The Los Angeles Angels had a lot of questions going into this offseason and this week’s MLB Winter Meetings in Nashville, Tennessee may answer many of the questions for the Halos.
The Angels have already seen a major shake-up in their roster that ended the 2015 season. Ten players have already been sent packing either through trade, free agency or by not being tendered a contract. Gone are David Murphy, Colin Cowgill, Matt Joyce, Daniel Robertson, David DeJesus, Shane Victorino, Cesar Ramos, Erick Aybar, Chris Ianetta and David Freese (though he may be re-signed). With this being said, the Angels have a lot of holes to be filled.
So far, shortstop has been filled by Andrelton Simmons, who the Angels acquired in a trade that saw the team give up 10-year veteran Erick Aybar, as well as top prospect pitcher Sean Newcomb and pitcher Chris Ellis. The Angels also signed Geovany Soto to compete for the starting catching spot and utility infielder Cliff Pennington.
However, the most pressing needs, third base and left field, have yet to be addressed.

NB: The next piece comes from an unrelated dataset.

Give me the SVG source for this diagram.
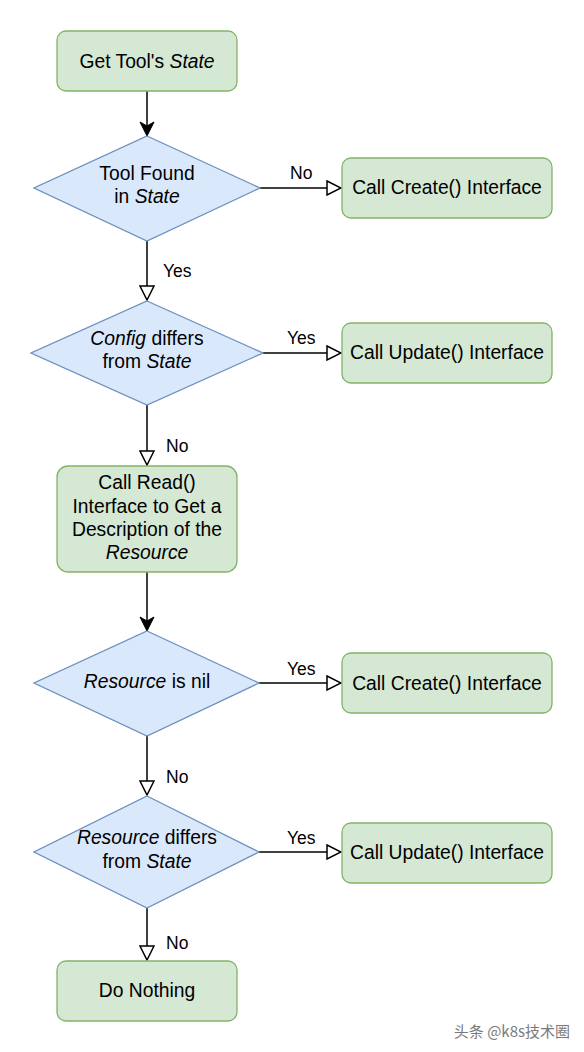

The Angels have made it known that veteran pitcher C.J. Wilson is on the trading block, which would help free up some money to spend on free agents and relieve some of the overcrowded starting rotation as well as ridding the club of at least some of his $18 million dollar contract for 2016.
A player that many teams have inquired about is hard-throwing reliever Trevor Gott. Thus far, the Angels have been reluctant to trade Gott. But that could change since the Angels traded top prospect Sean Newcomb, which makes Gott the most valuable trading chip if the Angels decide to make a deal.
The other more likely route is free agency, which has a plethora of talent that the Angels are interested in. So let’s explore the free agent options to fill the needs going into the 2016 season.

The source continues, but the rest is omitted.